David Magdael, David Magdael & Associates:
Sundance 2002 - MId Week Evening Screening - The Library - BETTER LUCK TOMORROW - A film by Justin Lin
As the Q&A was winding down, someone from the audience got up and chastised the director and his cast and crew for making a film that amoral and how the filmmaker did a disservice to his community (the film was about Asian American kids) with this film. And literally, Ebert stood up for this film and the filmmaker by getting up on his chair and told the audience that this film had a right to be made and how that person would not have said that to a bunch of white filmmakers -- and that Asian American characters have the right to be whatever the hell they want to be and they do not have to "represent" their people.
That moment changed a lot of lives and inspired many more Asian American filmmakers to become filmmakers. Ebert's support of the film jump started that movie and Lin's career as a filmmaker (he's now about to release "Fast & Furious 6"). Just saying.
Michele Robertson, MRC Michele Robertson Company:
My first time really meeting Mr. Ebert was many years ago at a film festival. The festival controlled the door, I was there for lack of better words to welcome the press that were there. It was a hot ticket, many key critics were there -- Mr. Ebert being there on the early side and toward the front of the line. Long story short and some mishaps later by the festival, a lot of folks who should have didn't get in -- including all critics. Mr. Ebert set the tone how others responded, no yelling, no pointing fingers, but rightly frustrated. By the time all was said and done, we ended up going to dinner while our PR team scrambled to put on another screening for the 30-plus folks that were turned away.
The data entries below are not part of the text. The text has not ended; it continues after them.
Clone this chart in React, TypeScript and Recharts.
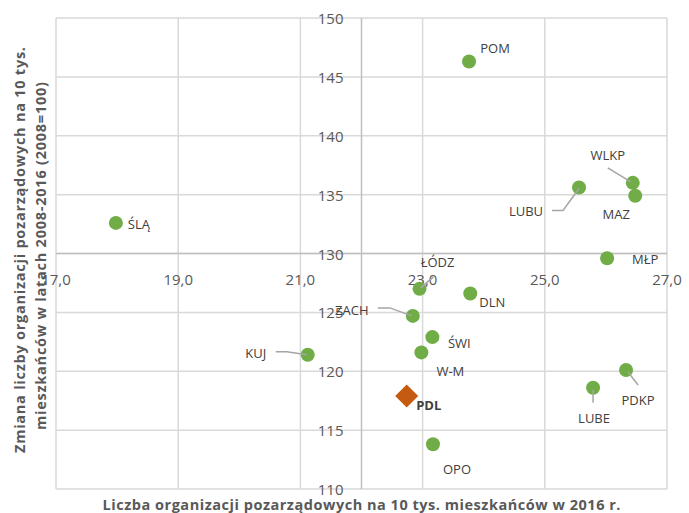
import { ScatterChart, Scatter, XAxis, YAxis, CartesianGrid, ReferenceLine, ReferenceDot } from "recharts";

// województwa: liczba NGO na 10 tys. mieszkańców (2016) vs dynamika 2008-2016
const regionNames = ["ŚLĄ", "POM", "WLKP", "LUBU", "MAZ", "MŁP", "ŁÓDZ", "DLN", "ZACH", "ŚWI", "W-M", "KUJ", "OPO", "LUBE", "PDKP"];
const orgsPer10k = [17.98, 23.76, 26.44, 25.56, 26.48, 26.02, 22.95, 23.78, 22.84, 23.16, 22.98, 21.12, 23.17, 25.79, 26.33];
const changeIndex = [132.6, 146.3, 136.0, 135.6, 134.9, 129.6, 127.0, 126.6, 124.7, 122.9, 121.6, 121.4, 113.8, 118.6, 120.1];

const highlightName = "PDL";
const highlightOrgs = 22.74;
const highlightChange = 117.9;

const xTicks = [17, 19, 21, 23, 25, 27];
const xTickLabels = ["17,0", "19,0", "21,0", "23,0", "25,0", "27,0"];
const yTicks = [110, 115, 120, 125, 130, 135, 140, 145, 150];
const axisCrossX = 22.0;
const axisCrossY = 130;

const xTitle = "Liczba organizacji pozarządowych na 10 tys. mieszkańców w 2016 r.";
const yTitleLines = [
  "Zmiana liczby organizacji pozarządowych na 10 tys.",
  "mieszkańców w latach 2008-2016 (2008=100)",
];

const W = 689;
const H = 513;
const MARGIN = { top: 18, right: 22, bottom: 24, left: 56 };

const FONT = "'Open Sans', sans-serif";
const TEXT = "#595959";
const LABEL = "#404040";
const GREEN = "#70ad47";
const ORANGE = "#c55a11";
const LEADER = "#a5a5a5";

// label offsets (px from point centre) and optional leader lines
const labelPlacement: Record<string, { dx: number; dy: number; leader?: number[][] }> = {
  "ŚLĄ": { dx: 23, dy: 1 },
  POM: { dx: 26, dy: -14 },
  WLKP: { dx: -25, dy: -28, leader: [[-25, -15], [-2, -1]] },
  LUBU: { dx: -53, dy: 23, leader: [[-27, 23], [-16, 23], [0, 1]] },
  MAZ: { dx: -19, dy: 18 },
  "MŁP": { dx: 38, dy: 1 },
  "ŁÓDZ": { dx: 18, dy: -27, leader: [[1, -1], [14, -12]] },
  DLN: { dx: 22, dy: 8 },
  ZACH: { dx: -61, dy: -6, leader: [[-35, -8], [-23, -8], [-1, 0]] },
  "ŚWI": { dx: 27, dy: 6 },
  "W-M": { dx: 29, dy: 19 },
  KUJ: { dx: -52, dy: -2, leader: [[-32, -3], [-21, -3], [-1, 0]] },
  OPO: { dx: 24, dy: 25 },
  LUBE: { dx: 1, dy: 30, leader: [[0, 2], [0, 15]] },
  PDKP: { dx: 12, dy: 30, leader: [[2, 2], [12, 15]] },
  PDL: { dx: 22, dy: 9 },
};

const regionData = regionNames.map((name, i) => ({ name, x: orgsPer10k[i], y: changeIndex[i] }));
const highlightData = [{ name: highlightName, x: highlightOrgs, y: highlightChange }];

function PointLabel({ cx, cy, name, bold }: { cx: number; cy: number; name: string; bold?: boolean }) {
  const p = labelPlacement[name];
  return (
    <g>
      {p.leader && (
        <polyline
          points={p.leader.map(([dx, dy]) => `${cx + dx},${cy + dy}`).join(" ")}
          fill="none"
          stroke={LEADER}
          strokeWidth={1.5}
        />
      )}
      <text
        x={cx + p.dx}
        y={cy + p.dy}
        textAnchor="middle"
        dominantBaseline="central"
        fontFamily={FONT}
        fontSize={13}
        fontWeight={bold ? 700 : 400}
        fill={LABEL}
      >
        {name}
      </text>
    </g>
  );
}

function RegionDot(props: any) {
  const { cx, cy, payload } = props;
  return (
    <g>
      <circle cx={cx} cy={cy} r={7} fill={GREEN} />
      <PointLabel cx={cx} cy={cy} name={payload.name} />
    </g>
  );
}

function HighlightDot(props: any) {
  const { cx, cy, payload } = props;
  const h = 11.5;
  return (
    <g>
      <polygon points={`${cx},${cy - h} ${cx + h},${cy} ${cx},${cy + h} ${cx - h},${cy}`} fill={ORANGE} />
      <PointLabel cx={cx} cy={cy} name={payload.name} bold />
    </g>
  );
}

// axis titles drawn on top of the chart, aligned with the plot area
function AxisTitles() {
  const plotW = W - MARGIN.left - MARGIN.right;
  const midX = MARGIN.left + plotW / 2;
  const yTitles = [
    { x: 19, y: 250, len: 406 },
    { x: 40, y: 256, len: 348 },
  ];
  return (
    <svg width={W} height={H} style={{ position: "absolute", left: 0, top: 0, pointerEvents: "none" }}>
      <text
        x={midX}
        y={504}
        textAnchor="middle"
        dominantBaseline="central"
        fontFamily={FONT}
        fontSize={14.5}
        fontWeight={700}
        fill={TEXT}
        textLength={518}
        lengthAdjust="spacing"
      >
        {xTitle}
      </text>
      {yTitleLines.map((line, i) => {
        const t = yTitles[i];
        return (
          <text
            key={i}
            x={t.x}
            y={t.y}
            transform={`rotate(-90 ${t.x} ${t.y})`}
            textAnchor="middle"
            dominantBaseline="central"
            fontFamily={FONT}
            fontSize={14.5}
            fontWeight={700}
            fill={TEXT}
            textLength={t.len}
            lengthAdjust="spacing"
          >
            {line}
          </text>
        );
      })}
    </svg>
  );
}

export default function App() {
  return (
    <div style={{ position: "absolute", left: 0, top: 0, width: W, height: H, background: "#fff" }}>
      <ScatterChart width={W} height={H} margin={MARGIN}>
        <CartesianGrid stroke="#d9d9d9" strokeWidth={1.5} />
        <XAxis
          type="number"
          dataKey="x"
          domain={[17, 27]}
          ticks={xTicks}
          height={0}
          tick={() => <g />}
          axisLine={false}
          tickLine={false}
        />
        <YAxis
          type="number"
          dataKey="y"
          domain={[110, 150]}
          ticks={yTicks}
          width={0}
          tick={() => <g />}
          axisLine={false}
          tickLine={false}
        />
        <ReferenceLine x={axisCrossX} stroke="#bfbfbf" strokeWidth={1.5} />
        <ReferenceLine y={axisCrossY} stroke="#bfbfbf" strokeWidth={1.5} />
        {xTicks.map((v, i) => (
          <ReferenceDot
            key={`xt${v}`}
            x={v}
            y={axisCrossY}
            r={0}
            shape={(p: any) => (
              <text
                x={p.cx}
                y={p.cy + 25}
                textAnchor="middle"
                dominantBaseline="central"
                fontFamily={FONT}
                fontSize={15}
                fill={TEXT}
              >
                {xTickLabels[i]}
              </text>
            )}
          />
        ))}
        {yTicks.map((v) => (
          <ReferenceDot
            key={`yt${v}`}
            x={axisCrossX}
            y={v}
            r={0}
            shape={(p: any) => (
              <text
                x={p.cx - 18}
                y={p.cy}
                textAnchor="end"
                dominantBaseline="central"
                fontFamily={FONT}
                fontSize={15}
                fill={TEXT}
              >
                {v}
              </text>
            )}
          />
        ))}
        <Scatter data={regionData} shape={RegionDot} isAnimationActive={false} />
        <Scatter data={highlightData} shape={HighlightDot} isAnimationActive={false} />
      </ScatterChart>
      <AxisTitles />
    </div>
  );
}
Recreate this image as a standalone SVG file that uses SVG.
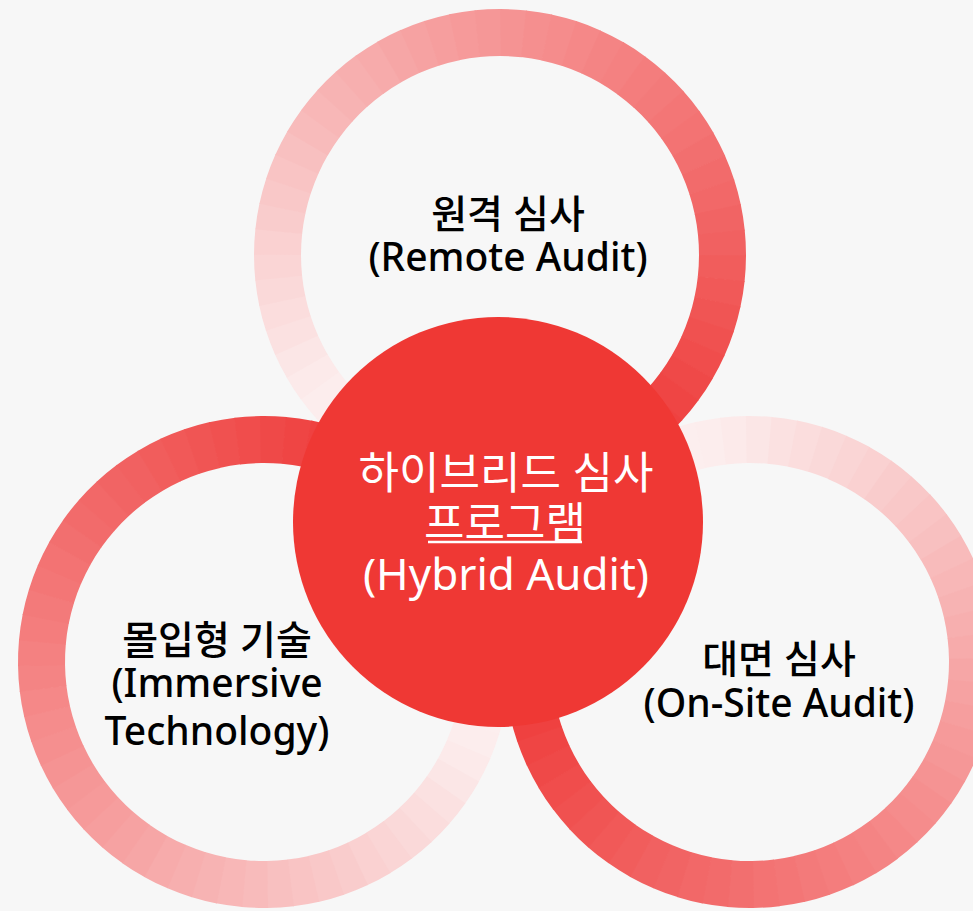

I've been in some "challenging" situations like this before, where said publicist gets the brunt of someone's frustration. Not him. He was a gentleman and a class act throughout. Over the years, when I'd see him, he thanked me again and I him. After his operation, I would see him at festivals - going to films with the same passion and enthusiasm that was the trademark of his career. I truly found him to be a warm and gracious man.
Sophie Gluck, Gluck PR:
I met Roger for the first time at the Cannes Film Festival in 1988 or 1989 when I worked for the late Renee Furst. Renee always praised his virtues as a film critic and instructed me to read his reviews and listen to what he had to say. In the years that followed, whether in Cannes or Toronto, I could always count on seeing Roger on line to get into a press screening, and not necessarily for the most "anticipated" film, but for a subtitled, under the radar foreign film, which could possibly become a discovery. In our festival interactions, I could also count on him to be a gentle human being. He always showed curiosity and knowledge, and when seeking films off the beaten path, he shared his discoveries with generosity, enthusiasm, and grace.